Tanpa Buruh, Pabrik dan Perusahaan-Perusahaan Tak Lebih Sarang Hantu
Masih tentang buruh,
Akhir-akhir ini kerap ada
kerumunan bukan protes lebih pada menuntut hak, ya, demo aksi para buruh
meminta haknya pada para pemodal pabrik, kantor, perusahaan-perusahaan tempat
mereka bekerja. Profesi bukanlah sebatas keahlian, melainkan komitmen. Cukup
manusiawikah menilainya dengan gaji, sebesar apapun itu? Apalagi dengan upah
UMK pekerja saat ini, kupikir semua sadar, sampai kapanpun UMK itu tak kan bisa
membuat para buruh hidup sejahtera.
Surabaya misalnya, UMK
yang 1.7 juta setiap bulannya. Aku tak minat menghitung detil outcome para
pekerja setiap harinya. Kebutuhan hidup para pekerja berbeda, pekerja lajang
atau sebaliknya mereka yang sudah menikah. Tentu saja mereka yang berkeluarga, kian
banyak pula kebutuhan dan tanggungannya. Nilai 1.7 juta/bulan untuk komitmen pekerjaan
mereka, adilkah?
Memang, hal terbesar dalam
kita bekerja bukanlah uang melainkan upaya dan komitmen kita untuk bekerja
dengan semaksimal dan sebaik mungkin. Tapi persoalannya tak sesimpel nominal
itu. Ada persoalan lain yang lebih serius, yang tak boleh dibiarkan setiap
buruh begitu saja. Ini soal keadilan.
Sedikit obrolan
teman-teman ngopi pagi ini..
“Mereka yang ngebuat barang jadi, malah tak bisa membelinya. Mudahnya, karyawan toko makanan cepat saji, hanya mampu beli nasi bungkus dipinggir tokonya,” ujar Jun wartawan Jawa Pos.
“Sedang disana, buruh pabrik rokok harus rela diperiksa sakunya setiap kali pulang kerja memastikan tak selintingpun rokok sengaja dibawa pulang oleh para pekerja, meski seper sekian detik pabrik-pabrik rokok itu mampu menghasilkan lebih dari seribu linting rokok dari mesin dan jasa pekerjanya”, sela Ariph yang kupastikan sedang menghisap lambat-lambat Djarum Filter yang tersisa satu-satunya tengah mengepul dimulutnya. Maklum, baru-baru ini dia ganti merk rokok, biasanya paling banter yang mampu ia linting ya rokok Halim.

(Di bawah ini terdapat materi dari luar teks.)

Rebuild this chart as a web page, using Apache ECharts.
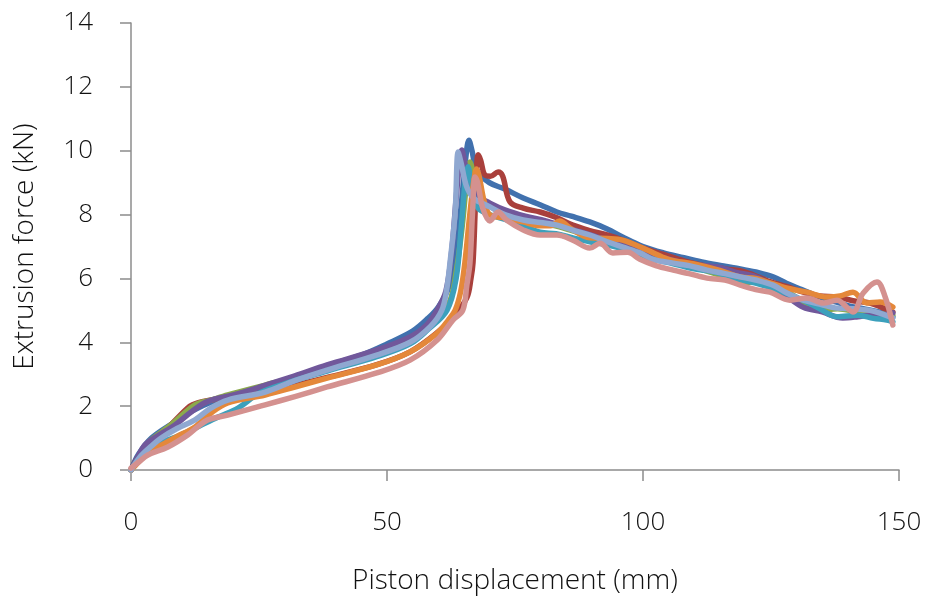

Aku yakin, saat ini Ariph sedang menikmati, meski masih juga sekedar Djarum Filter, agaknya ia tak henti bersyukur; ia bukan buruh pabrik rokok.
“Dan karyawan sepatu Nike, malah pakainya sepatu ATT yang ada lampunya,” kata Tanti tak berniat mengunggulkan atau merendahkan kedua merk perusahaan sepatu itu. Tapi, memperjelas bagaimana realitas hidup para pekerja begitu dikebiri kenyataannya. Tak hanya oleh para pemodal, hasil pabrik atau perusahaan-perusahaan bahkan paling fatal oleh dirinya sendiri.
Tak berlebihan jika Karl
Mark bapak Das Kapital itu mendapatkan urutan nomor satu versi National
Geographic sebagai orang paling berpengaruh dunia. Atau pula ada yang
memberinya label selevel nabi (red: bukan nabi samawi). Terang, Mark tak sedang
mencetuskan konsep utopis akan teorinya tentang Alienasi buruh. Sudah semestinya,
buruh mendapatkan haknya untuk bisa hidup sejahtera.
Sekali lagi, ini tak
sekedar persoalan nominal melainkan kesadaran, keadilan, mindset.